Десять дней в больнице. Десять дней над головой гудит телевизор. Считается, что он помогает. От чего, впрочем, не говорят. Дома не включал - боялся инфаркта. Теперь не избавишься: раз на больничной койке - уже не упадешь...
Десять дней на головы проткнутых катеторами обитателей хирургической палаты ниспровергаются с экрана жестокость, грубость, хамство, крики, ложь. Грохочут милитаристские барабаны. Корчат коварные гримасы воинственные политобозревательши. "Отец" русской телемысли в наглухо застёгнутом френче разыгрывает Мефистофеля. Дурость и пошлость зашкаливают...
Сосед зовёт всё это непотребство просто - зомбоящик. Тем не менее, не выпускает пульт из рук. И принимает уколы под автоматные очереди киллеров с НТВ и залпы молодящейся спичрайтерши из МИДа. А также - ругань нескончаемых полит ток-шоу. Выключенного телевизора боится. С грохочущим засыпает.
Врач щупает живот. Смотрит язык. Раздвигает веки. "Не тошнит?" "Нет". На самом деле - да. Но не от язвы внутри, а той, что снаружи. На стене. В экране. В тех, кто экран этот заставляет светить тьмой. Иного излучения это устройство не выдает. За редким, впрочем, исключением.
"В чем, по-вашему, сегодня заключено главное зло?" - на "Культуре" идёт повтор встречи с Эдуардом Успенским. На днях он умер. "В телевизоре", - уверен мэтр. То, что происходит в нем, это - безумие. Советует не смотреть. "Вот закончится эта передача, - находит повод пошутить великий автор Чебурашки и Крокодила Гены, - и выключайте".

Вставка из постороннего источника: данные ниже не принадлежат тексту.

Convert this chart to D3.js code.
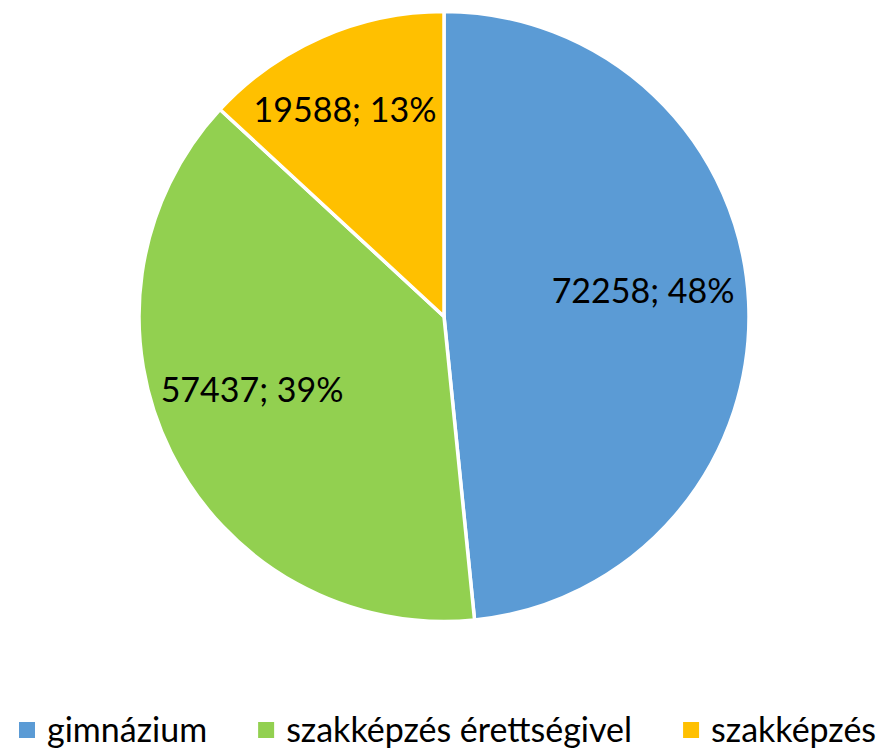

Давайте прислушаемся к последнему совету мудрого Мастера. Знающего толк в добре и человечности. Архитектору, по сути, этих важнейших добродетелей на земле. Подарившему нам ключ к самой светлой и заветной сокровищнице нашей памяти - детству. К тому, с чего начинается всё: и ты, и родина, и мир.
Прислушаемся и постаремся уберечь себя и этот мир от тех, кому он не дорог.